As he got deeper and deeper into biomedical research over the past decade and a half, Duc-Huy Nguyen came to two conclusions:
- Given the genetic similarities between mice and humans, it’s understandable why the former are so frequently used in biological studies.
- Too many therapeutic possibilities tested in mice fail to translate to humans.
Nguyen wants to help change that disconnect by developing human organs-on-chip models that will allow biomedical researchers to better mimic human biology and disease.
“My hope is by better understanding human diseases and human biology, through these human organs-on-chip models, we can actually better come up with more translational interventions and therapies for patients,” says Nguyen. “We can make basic science research a little closer to the bedside than what we typically have in the current biomedical research environment.”
Nguyen joins the University of Wisconsin-Madison faculty in fall 2025 as an assistant professor of biomedical engineering after spending the past nine years as a postdoctoral researcher in two labs at Weill Cornell Medicine in New York City.
In developing so-called “organs-on-a-chip,” he’s specifically interested in studying vascular and liver biology, especially related to endothelial cells, which line blood vessels throughout the body.
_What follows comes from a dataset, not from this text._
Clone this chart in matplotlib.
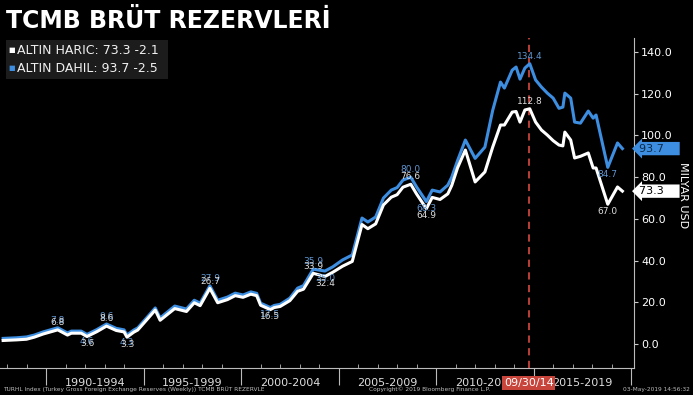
import matplotlib.pyplot as plt
from matplotlib.patches import Rectangle

# Veriler (milyar USD)
years = [1987.8, 1988.5, 1989.0, 1989.4, 1989.85, 1990.6, 1991.1, 1991.3, 1991.8, 1992.1,
         1992.6, 1993.1, 1993.6, 1994.0, 1994.15, 1994.5, 1994.7, 1995.2, 1995.6, 1995.85,
         1996.6, 1997.2, 1997.6, 1997.9, 1998.4, 1998.8, 1999.3, 1999.7, 2000.1, 2000.5,
         2000.8, 2001.0, 2001.5, 2001.7, 2002.0, 2002.5, 2002.9, 2003.2, 2003.7, 2004.3,
         2004.7, 2005.2, 2005.7, 2006.2, 2006.5, 2006.9, 2007.3, 2007.7, 2008.0, 2008.3,
         2008.7, 2009.0, 2009.5, 2009.8, 2010.2, 2010.6, 2010.8, 2011.1, 2011.5, 2012.0,
         2012.5, 2012.9, 2013.3, 2013.5, 2013.9, 2014.1, 2014.3, 2014.55, 2014.8, 2015.1,
         2015.4, 2015.7, 2016.0, 2016.3, 2016.5, 2016.6, 2016.9, 2017.1, 2017.4, 2017.8,
         2018.05, 2018.2, 2018.8, 2019.3, 2019.55]
altin_dahil = [2.7, 3.0, 3.4, 4.3, 5.8, 7.8, 5.3, 6.2, 6.2, 4.6,
               6.9, 9.6, 7.5, 6.8, 4.3, 6.7, 7.7, 13.0, 17.3, 12.5,
               18.2, 16.8, 21.0, 19.6, 27.9, 21.0, 22.5, 24.4, 23.5, 25.0,
               24.3, 19.6, 17.5, 18.5, 19.0, 22.0, 26.8, 28.0, 35.9, 35.0,
               37.0, 40.3, 42.7, 60.4, 58.5, 60.9, 70.0, 73.8, 75.0, 78.6,
               80.0, 75.3, 68.3, 73.8, 72.9, 76.2, 80.0, 88.0, 97.8, 89.0,
               94.4, 112.0, 125.6, 122.7, 131.3, 132.8, 127.0, 132.3, 134.4, 126.6,
               123.2, 120.3, 117.9, 113.0, 113.6, 120.3, 117.9, 106.4, 105.9, 111.7,
               108.3, 109.8, 84.7, 96.4, 93.7]
altin_haric = [1.7, 2.0, 2.3, 3.3, 4.8, 6.8, 4.3, 5.2, 5.2, 3.6,
               5.9, 8.6, 6.5, 5.8, 3.3, 5.7, 6.7, 12.0, 16.3, 11.4,
               17.0, 15.6, 19.8, 18.4, 26.7, 19.8, 21.3, 23.2, 22.4, 23.9,
               23.2, 18.6, 16.5, 17.5, 18.0, 20.8, 25.3, 26.3, 33.9, 32.4,
               34.4, 37.3, 39.6, 57.3, 55.3, 57.6, 66.7, 70.4, 71.6, 75.2,
               76.6, 71.9, 64.9, 70.3, 69.3, 72.0, 76.0, 84.5, 93.0, 77.7,
               82.5, 94.4, 105.0, 105.0, 111.2, 111.5, 106.4, 112.2, 112.8, 106.4,
               102.6, 100.2, 97.5, 95.4, 95.0, 101.6, 97.8, 89.2, 90.0, 91.6,
               84.4, 84.4, 67.0, 75.3, 73.3]

# Etiketlenen tepe/dip noktaları: (yıl, değer, yukarı mı)
etiket_dahil = [(1990.6, 7.8, True), (1992.1, 4.6, False), (1993.1, 9.6, True),
                (1994.15, 4.3, False), (1998.4, 27.9, True), (2001.5, 17.5, False),
                (2003.7, 35.9, True), (2004.3, 35.0, False), (2008.7, 80.0, True),
                (2009.5, 68.3, False), (2014.8, 134.4, True), (2018.8, 84.7, False)]
etiket_haric = [(1990.6, 6.8, True), (1992.1, 3.6, False), (1993.1, 8.6, True),
                (1994.15, 3.3, False), (1998.4, 26.7, True), (2001.5, 16.5, False),
                (2003.7, 33.9, True), (2004.3, 32.4, False), (2008.7, 76.6, True),
                (2009.5, 64.9, False), (2014.8, 112.8, True), (2018.8, 67.0, False)]

periods = ['1990-1994', '1995-1999', '2000-2004', '2005-2009', '2010-2014', '2015-2019']
period_starts = [1990, 1995, 2000, 2005, 2010, 2015]
yticks = [0, 20, 40, 60, 80, 100, 120, 140]

mavi = '#3d8ee0'
beyaz = '#ffffff'
kirmizi = '#c8453c'

fig = plt.figure(figsize=(6.93, 3.95), dpi=100, facecolor='black')
ax = fig.add_axes([0.0, 0.0683, 0.915, 0.8354], facecolor='black')

ax.plot(years, altin_dahil, color=mavi, lw=2.2, zorder=3)
ax.plot(years, altin_haric, color=beyaz, lw=2.2, zorder=4)

for x, v, up in etiket_dahil:
    ax.annotate(f'{v:.1f}', (x, v), xytext=(0, 2 if up else -2), textcoords='offset points',
                ha='center', va='bottom' if up else 'top', fontsize=6.5, color='#5f95d0', zorder=5)
for x, v, up in etiket_haric:
    ax.annotate(f'{v:.1f}', (x, v), xytext=(0, 2 if up else -2), textcoords='offset points',
                ha='center', va='bottom' if up else 'top', fontsize=6.5, color='#dddddd', zorder=6)

# 09/30/14 dikey çizgi
ax.axvline(2014.75, color=kirmizi, ls=(0, (4, 3)), lw=1.3, zorder=2)

ax.set_xlim(1987.64, 2020.15)
ax.set_ylim(-11.5, 146.7)

for s in ['left', 'top']:
    ax.spines[s].set_visible(False)
for s in ['right', 'bottom']:
    ax.spines[s].set_color('#bbbbbb')
    ax.spines[s].set_linewidth(0.8)

ax.yaxis.tick_right()
ax.set_yticks(yticks)
ax.set_yticklabels([f'{t:.1f}' for t in yticks], color='white', fontsize=8)
ax.tick_params(axis='y', colors='#cccccc', length=3, labelcolor='white', pad=2)

ax.set_xticks(period_starts + [2020])
ax.set_xticklabels([])
ax.set_xticks(range(1988, 2021), minor=True)
ax.tick_params(axis='x', which='major', colors='#bbbbbb', length=12, direction='out')
ax.tick_params(axis='x', which='minor', colors='#bbbbbb', length=3, direction='in')

for start, lab in zip(period_starts, periods):
    ax.text(start + 2.5, -0.045, lab, transform=ax.get_xaxis_transform(),
            ha='center', va='center', fontsize=8, color='#dddddd')
ax.text(2014.75, -0.045, '09/30/14', transform=ax.get_xaxis_transform(),
        ha='center', va='center', fontsize=8, color='white', zorder=10,
        bbox=dict(boxstyle='square,pad=0.15', fc=kirmizi, ec='none'))

# son değer etiketleri
ax.text(1.008, altin_dahil[-1], f'{altin_dahil[-1]:.1f}    ', transform=ax.get_yaxis_transform(),
        ha='left', va='center', fontsize=8, color='#0a2a4a', clip_on=False,
        bbox=dict(boxstyle='larrow,pad=0.15', fc=mavi, ec='none'))
ax.text(1.008, altin_haric[-1], f'{altin_haric[-1]:.1f}    ', transform=ax.get_yaxis_transform(),
        ha='left', va='center', fontsize=8, color='black', clip_on=False,
        bbox=dict(boxstyle='larrow,pad=0.15', fc='white', ec='none'))

fig.text(0.985, 0.505, 'MILYAR USD', rotation=270, ha='center', va='center', fontsize=8, color='white')

# başlık ve gösterge
fig.text(0.008, 0.948, 'TCMB BRÜT REZERVLERİ', fontsize=17, fontweight='bold', color='white', va='center')
fig.patches.append(Rectangle((0.008, 0.8), 0.235, 0.1, transform=fig.transFigure,
                             fc='#1c1c1c', ec='none', zorder=0))
fig.text(0.012, 0.873, '■', fontsize=5, color='white', va='center')
fig.text(0.024, 0.873, 'ALTIN HARIC: 73.3 -2.1', fontsize=9, color='#f0f0f0', va='center')
fig.text(0.012, 0.827, '■', fontsize=5, color=mavi, va='center')
fig.text(0.024, 0.827, 'ALTIN DAHIL: 93.7 -2.5', fontsize=9, color='#f0f0f0', va='center')

# alt bilgi
fig.text(0.004, 0.015, 'TURHL Index (Turkey Gross Foreign Exchange Reserves (Weekly)) TCMB BRÜT REZERVLE',
         fontsize=4.2, color='#bbbbbb', va='center')
fig.text(0.62, 0.015, 'Copyright© 2019 Bloomberg Finance L.P.', fontsize=4.2, color='#bbbbbb',
         ha='center', va='center')
fig.text(0.995, 0.015, '03-May-2019 14:56:32', fontsize=4.2, color='#bbbbbb', ha='right', va='center')

fig.savefig('out.png', dpi=100, facecolor='black')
Nguyen hopes to better model the liver microenvironment to uncover the biological mechanics behind diseases and to test treatments.
In particular, Nguyen is interested in metabolic dysfunction-associated steatotic liver disease (formerly referred to as nonalcoholic fatty liver disease), in which fat accumulates in the liver. More than 1/3 of the population in the United States has the condition, according to a 2024 study published in the journal Diabetes Spectrum.
“We don’t know the reason why that happens, but we do know that over time, if you don’t treat patients, they can progress further to go to cirrhosis or can develop cancers,” says Nguyen. “With that number exploding over time, that becomes a really major burden for the healthcare industry.”
Nguyen came to the United States at 20 from Ho Chi Minh City, Vietnam, and studied chemical engineering at the California Institute of Technology, where he encountered a faculty member studying how cells respond to mechanical forces to better understand how they migrate.
“That’s how I started learning about using engineering techniques to apply to biological problems,” he says.
While pursuing his PhD in chemical and biomolecular engineering from the University of Pennsylvania, he began working with microfluidic devices, which allow researchers to culture cells and study their interactions on a single chip.
When he joined Weill Cornell Medicine, he split his time between labs looking at vascular biology—he was a co-author on a 2020 Nature paper detailing a method for producing functioning blood vessels—and liver biology.
“Because of the training in different areas that I’ve had—microfluidic devices, vascular biology and liver biology—I want to encompass everything into my lab and start to build vascularized human liver-on-a-chip models, to be able to understand the liver biology but also try to model liver diseases,” he says.
Nguyen sees UW-Madison as the ideal place to do so. He’s excited to tap into the expertise of new colleagues like Paul Campagnola and Kevin Eliceiri on the extracellular matrix of his models, as well as David Beebe, a pioneer in microfluidic devices. He’ll teach BME 520: Stem Cell Bioengineering, a topic that speaks to another selling point for the university.
“UW-Madison is always the forefront for stem cell research,” he says, “so I’m really excited to leverage that expertise to push my research further into that direction using stem cells to be able to model human liver diseases.”